DONETSK, Ukraine — Ukrainian government troops on Wednesday claimed to have swept out pro-Russia gunmen from a town in embattled eastern Ukraine, an operation the Kremlin warned could spark retaliation.
The Ukrainian Interior Ministry statement that Svyatogorsk was under government control was dismissed as "a propaganda lie" by a leader of insurgents holding nearby Slovyansk, scene of the most violent and destabilizing clashes of the separatist movement that has been gaining momentum since Russia's annexation of Crimea last month.
Vyacheslav Ponomaryov, the gunman who has proclaimed himself mayor of Slovyansk, confirmed that his armed group was holding 10 hostages, including an American journalist, and demanding the release of Russian agents and fighters detained by Ukrainian forces trying to reassert Kiev's authority in the turbulent east.
"These Ukrainian guys and this American are not really journalists but provocateurs, and they will stay here until we exchange them for our comrades put in prison by the illegal government in Kiev," Ponomaryov said in a telephone interview. "I am warning that if we are attacked none of [the hostages] survives."
Ponomaryov expressed willingness to exchange Simon Ostrovsky, a reporter for Vice News who was abducted Monday by the Russian gunmen, for Pavel Gubarev, the jailed leader of the separatist forces in the neighboring Donetsk region. Ostrovsky holds both U.S. and Israeli passports.
Armed factions agitating for independence from the Kiev government, and in some cases for annexation to Russia, have taken over key government facilities in a dozen towns and cities across eastern and southern Ukraine.
The Kiev leadership launched its operation to retake control from the insurgents last week but managed to liberate only one small airfield. The armored columns dispatched by Kiev were attacked at some of the roadblocks erected by the militants, who seized six armored vehicles. As many as 300 of the poorly equipped Ukrainians were reported to have defected to the separatist side.
Ukraine suspended the mission last week to recover its seized sites after top diplomats from Russia, the United States, the European Union and Ukraine agreed on steps to "de-escalate" the confrontations. Kiev leaders said the pause was to allow Easter celebrations and time for the militants to contemplate an amnesty offered in exchange for disarmament and release of facilities under rebel control.
None of the occupations has ended, however. The recovery operation resumed Wednesday after the bodies of two government supporters from Slovyansk, including a city councilman, were found in a river, each bearing signs of torture.

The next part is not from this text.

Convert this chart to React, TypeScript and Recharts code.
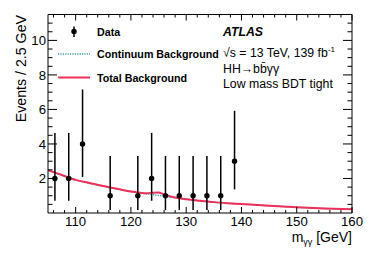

In Moscow, Russian Foreign Minister Sergei Lavrov accused the United States of orchestrating the Ukraine crisis for geopolitical gain. He drew a link between the Tuesday visit of Vice President Joe Biden and the interim government's decision to resume efforts to restore Kiev's authority in the seized regions. Lavrov called the sweep "criminal" and warned that it could force Russia to defend its interests. He drew an ominous parallel with Russia's 2008 war with Georgia over its breakaway South Ossetia region.
"Russian citizens being attacked is an attack against the Russian Federation," Lavrov said in an interview with state-run Russia Today television. "If we are attacked, we would certainly respond. If our interests, our legitimate interests, the interests of Russians, have been attacked directly … like they were in South Ossetia for example, I do not see any other way but to respond in accordance with international law."
Russian troops fought a brief war against the former Soviet republic of Georgia in support of pro-Russia rebels who had seized South Ossetia in a fashion similar to events in Ukraine.
"There is no reason not to believe that the Americans are running the show," Lavrov said of the unrest that has beset Ukraine since November, when protesters took to the streets of Kiev and other major cities in anger at former President Viktor Yanukovich's decision to abandon an economic association pact with the European Union. His ouster in late February spurred Russia to infiltrate and seize Ukraine's Crimean peninsula, which it annexed last month after a vote condemned as illegitimate by most U.N. member states.
Russian officials insist that the militants in eastern Ukraine are locals opposed to the opposition politicians who took power after Yanukovich fled in February. U.S., European and Ukrainian leaders accuse Moscow of having instigated uprisings by ethnic Russians, and sending Russian troops to support and direct them.
The recapture of Svyatogorsk, as claimed by the Ukrainian government, could signal that Kiev is gaining momentum in its efforts to counter the territorial seizures, said Dmitry Tymchuk, head of Kiev's Center for Military and Political Research. "It appears that our law enforcement units in the Donetsk region have finally got their act together."